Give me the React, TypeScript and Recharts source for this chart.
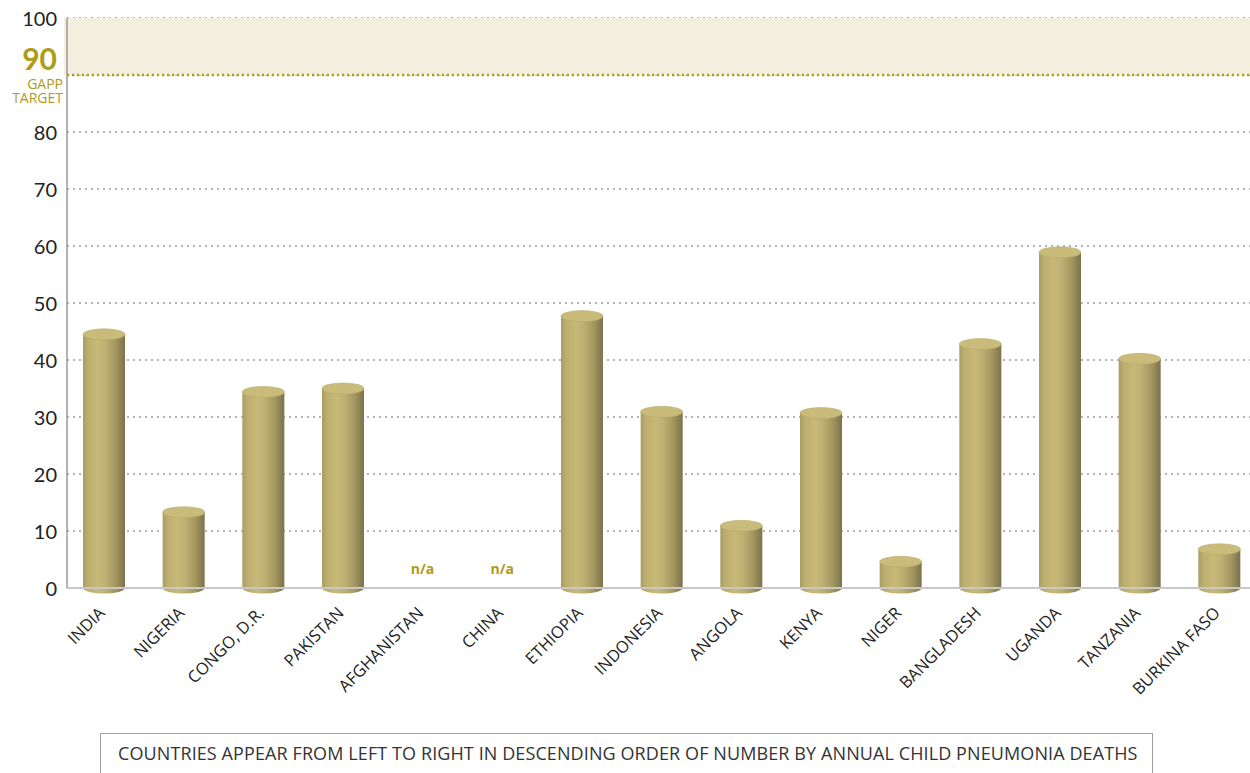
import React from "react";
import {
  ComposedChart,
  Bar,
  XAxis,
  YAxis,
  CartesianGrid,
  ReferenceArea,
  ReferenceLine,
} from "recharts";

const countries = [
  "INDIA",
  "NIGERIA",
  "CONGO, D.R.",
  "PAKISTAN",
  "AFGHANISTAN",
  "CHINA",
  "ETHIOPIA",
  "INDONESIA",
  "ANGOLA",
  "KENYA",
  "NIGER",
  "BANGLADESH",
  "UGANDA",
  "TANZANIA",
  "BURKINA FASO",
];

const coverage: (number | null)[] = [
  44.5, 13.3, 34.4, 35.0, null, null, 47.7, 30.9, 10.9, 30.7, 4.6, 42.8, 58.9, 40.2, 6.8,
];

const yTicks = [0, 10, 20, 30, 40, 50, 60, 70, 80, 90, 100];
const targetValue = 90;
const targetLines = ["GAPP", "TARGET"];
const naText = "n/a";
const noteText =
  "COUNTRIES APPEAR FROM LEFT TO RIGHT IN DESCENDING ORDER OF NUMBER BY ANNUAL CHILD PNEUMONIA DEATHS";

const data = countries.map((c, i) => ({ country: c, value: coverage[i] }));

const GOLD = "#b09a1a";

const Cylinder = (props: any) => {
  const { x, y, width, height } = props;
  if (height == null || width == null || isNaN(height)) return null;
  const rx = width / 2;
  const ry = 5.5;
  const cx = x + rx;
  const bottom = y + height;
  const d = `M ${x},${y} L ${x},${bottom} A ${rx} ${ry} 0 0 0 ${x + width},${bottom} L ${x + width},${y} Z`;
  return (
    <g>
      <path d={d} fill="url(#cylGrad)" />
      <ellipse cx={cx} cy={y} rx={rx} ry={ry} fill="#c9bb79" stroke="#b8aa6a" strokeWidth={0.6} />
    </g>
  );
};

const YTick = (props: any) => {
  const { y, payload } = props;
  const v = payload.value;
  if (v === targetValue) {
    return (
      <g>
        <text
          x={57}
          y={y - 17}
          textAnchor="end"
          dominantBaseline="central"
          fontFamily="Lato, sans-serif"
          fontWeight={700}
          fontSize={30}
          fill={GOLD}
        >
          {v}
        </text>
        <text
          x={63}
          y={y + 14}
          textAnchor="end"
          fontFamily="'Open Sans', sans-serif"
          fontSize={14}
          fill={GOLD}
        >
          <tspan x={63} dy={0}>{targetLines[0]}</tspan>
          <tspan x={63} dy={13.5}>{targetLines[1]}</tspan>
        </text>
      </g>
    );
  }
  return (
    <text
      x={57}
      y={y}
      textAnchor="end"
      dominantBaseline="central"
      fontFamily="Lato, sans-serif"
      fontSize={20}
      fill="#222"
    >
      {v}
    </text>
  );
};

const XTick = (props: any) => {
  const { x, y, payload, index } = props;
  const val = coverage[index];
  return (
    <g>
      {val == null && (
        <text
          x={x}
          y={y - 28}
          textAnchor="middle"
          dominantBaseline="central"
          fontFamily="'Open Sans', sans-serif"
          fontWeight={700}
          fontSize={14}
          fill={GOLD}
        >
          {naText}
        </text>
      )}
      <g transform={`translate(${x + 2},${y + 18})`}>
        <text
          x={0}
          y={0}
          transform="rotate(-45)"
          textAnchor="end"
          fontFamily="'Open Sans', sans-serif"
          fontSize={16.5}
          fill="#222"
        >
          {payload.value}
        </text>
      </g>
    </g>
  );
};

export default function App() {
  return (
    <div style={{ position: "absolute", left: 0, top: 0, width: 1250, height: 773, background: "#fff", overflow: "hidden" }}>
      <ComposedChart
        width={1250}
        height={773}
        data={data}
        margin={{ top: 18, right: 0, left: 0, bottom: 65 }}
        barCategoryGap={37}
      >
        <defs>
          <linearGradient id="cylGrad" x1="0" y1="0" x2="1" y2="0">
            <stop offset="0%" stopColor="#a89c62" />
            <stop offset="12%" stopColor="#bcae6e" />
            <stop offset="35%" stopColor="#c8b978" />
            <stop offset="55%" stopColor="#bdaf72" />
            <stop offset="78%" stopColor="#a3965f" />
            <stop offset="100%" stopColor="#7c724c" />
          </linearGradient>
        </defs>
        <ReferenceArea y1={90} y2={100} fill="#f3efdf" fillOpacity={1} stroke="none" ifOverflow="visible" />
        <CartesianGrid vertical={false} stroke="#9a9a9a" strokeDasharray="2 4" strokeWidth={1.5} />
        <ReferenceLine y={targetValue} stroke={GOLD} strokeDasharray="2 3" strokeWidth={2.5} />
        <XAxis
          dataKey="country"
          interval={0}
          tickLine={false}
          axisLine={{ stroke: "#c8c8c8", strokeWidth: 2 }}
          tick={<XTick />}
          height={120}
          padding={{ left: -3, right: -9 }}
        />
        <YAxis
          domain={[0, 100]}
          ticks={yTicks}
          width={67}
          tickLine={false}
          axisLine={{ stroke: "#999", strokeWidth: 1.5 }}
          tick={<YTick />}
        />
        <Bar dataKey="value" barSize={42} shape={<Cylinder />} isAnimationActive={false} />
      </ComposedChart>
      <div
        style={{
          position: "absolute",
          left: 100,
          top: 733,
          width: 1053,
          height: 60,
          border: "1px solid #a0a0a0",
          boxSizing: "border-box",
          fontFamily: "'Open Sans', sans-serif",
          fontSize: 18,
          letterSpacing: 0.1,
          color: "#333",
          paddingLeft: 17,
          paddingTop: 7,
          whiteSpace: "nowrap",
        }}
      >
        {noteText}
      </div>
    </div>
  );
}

_____

PROBLEM DETAILS> Your task is to repeat the data above exactly while excluding the pictures.

TASK RESULT>
Give me the React, TypeScript and Recharts source for this chart.
import React from "react";
import {
  ComposedChart,
  Bar,
  XAxis,
  YAxis,
  CartesianGrid,
  ReferenceArea,
  ReferenceLine,
} from "recharts";

const countries = [
  "INDIA",
  "NIGERIA",
  "CONGO, D.R.",
  "PAKISTAN",
  "AFGHANISTAN",
  "CHINA",
  "ETHIOPIA",
  "INDONESIA",
  "ANGOLA",
  "KENYA",
  "NIGER",
  "BANGLADESH",
  "UGANDA",
  "TANZANIA",
  "BURKINA FASO",
];

const coverage: (number | null)[] = [
  44.5, 13.3, 34.4, 35.0, null, null, 47.7, 30.9, 10.9, 30.7, 4.6, 42.8, 58.9, 40.2, 6.8,
];

const yTicks = [0, 10, 20, 30, 40, 50, 60, 70, 80, 90, 100];
const targetValue = 90;
const targetLines = ["GAPP", "TARGET"];
const naText = "n/a";
const noteText =
  "COUNTRIES APPEAR FROM LEFT TO RIGHT IN DESCENDING ORDER OF NUMBER BY ANNUAL CHILD PNEUMONIA DEATHS";

const data = countries.map((c, i) => ({ country: c, value: coverage[i] }));

const GOLD = "#b09a1a";

const Cylinder = (props: any) => {
  const { x, y, width, height } = props;
  if (height == null || width == null || isNaN(height)) return null;
  const rx = width / 2;
  const ry = 5.5;
  const cx = x + rx;
  const bottom = y + height;
  const d = `M ${x},${y} L ${x},${bottom} A ${rx} ${ry} 0 0 0 ${x + width},${bottom} L ${x + width},${y} Z`;
  return (
    <g>
      <path d={d} fill="url(#cylGrad)" />
      <ellipse cx={cx} cy={y} rx={rx} ry={ry} fill="#c9bb79" stroke="#b8aa6a" strokeWidth={0.6} />
    </g>
  );
};

const YTick = (props: any) => {
  const { y, payload } = props;
  const v = payload.value;
  if (v === targetValue) {
    return (
      <g>
        <text
          x={57}
          y={y - 17}
          textAnchor="end"
          dominantBaseline="central"
          fontFamily="Lato, sans-serif"
          fontWeight={700}
          fontSize={30}
          fill={GOLD}
        >
          {v}
        </text>
        <text
          x={63}
          y={y + 14}
          textAnchor="end"
          fontFamily="'Open Sans', sans-serif"
          fontSize={14}
          fill={GOLD}
        >
          <tspan x={63} dy={0}>{targetLines[0]}</tspan>
          <tspan x={63} dy={13.5}>{targetLines[1]}</tspan>
        </text>
      </g>
    );
  }
  return (
    <text
      x={57}
      y={y}
      textAnchor="end"
      dominantBaseline="central"
      fontFamily="Lato, sans-serif"
      fontSize={20}
      fill="#222"
    >
      {v}
    </text>
  );
};

const XTick = (props: any) => {
  const { x, y, payload, index } = props;
  const val = coverage[index];
  return (
    <g>
      {val == null && (
        <text
          x={x}
          y={y - 28}
          textAnchor="middle"
          dominantBaseline="central"
          fontFamily="'Open Sans', sans-serif"
          fontWeight={700}
          fontSize={14}
          fill={GOLD}
        >
          {naText}
        </text>
      )}
      <g transform={`translate(${x + 2},${y + 18})`}>
        <text
          x={0}
          y={0}
          transform="rotate(-45)"
          textAnchor="end"
          fontFamily="'Open Sans', sans-serif"
          fontSize={16.5}
          fill="#222"
        >
          {payload.value}
        </text>
      </g>
    </g>
  );
};

export default function App() {
  return (
    <div style={{ position: "absolute", left: 0, top: 0, width: 1250, height: 773, background: "#fff", overflow: "hidden" }}>
      <ComposedChart
        width={1250}
        height={773}
        data={data}
        margin={{ top: 18, right: 0, left: 0, bottom: 65 }}
        barCategoryGap={37}
      >
        <defs>
          <linearGradient id="cylGrad" x1="0" y1="0" x2="1" y2="0">
            <stop offset="0%" stopColor="#a89c62" />
            <stop offset="12%" stopColor="#bcae6e" />
            <stop offset="35%" stopColor="#c8b978" />
            <stop offset="55%" stopColor="#bdaf72" />
            <stop offset="78%" stopColor="#a3965f" />
            <stop offset="100%" stopColor="#7c724c" />
          </linearGradient>
        </defs>
        <ReferenceArea y1={90} y2={100} fill="#f3efdf" fillOpacity={1} stroke="none" ifOverflow="visible" />
        <CartesianGrid vertical={false} stroke="#9a9a9a" strokeDasharray="2 4" strokeWidth={1.5} />
        <ReferenceLine y={targetValue} stroke={GOLD} strokeDasharray="2 3" strokeWidth={2.5} />
        <XAxis
          dataKey="country"
          interval={0}
          tickLine={false}
          axisLine={{ stroke: "#c8c8c8", strokeWidth: 2 }}
          tick={<XTick />}
          height={120}
          padding={{ left: -3, right: -9 }}
        />
        <YAxis
          domain={[0, 100]}
          ticks={yTicks}
          width={67}
          tickLine={false}
          axisLine={{ stroke: "#999", strokeWidth: 1.5 }}
          tick={<YTick />}
        />
        <Bar dataKey="value" barSize={42} shape={<Cylinder />} isAnimationActive={false} />
      </ComposedChart>
      <div
        style={{
          position: "absolute",
          left: 100,
          top: 733,
          width: 1053,
          height: 60,
          border: "1px solid #a0a0a0",
          boxSizing: "border-box",
          fontFamily: "'Open Sans', sans-serif",
          fontSize: 18,
          letterSpacing: 0.1,
          color: "#333",
          paddingLeft: 17,
          paddingTop: 7,
          whiteSpace: "nowrap",
        }}
      >
        {noteText}
      </div>
    </div>
  );
}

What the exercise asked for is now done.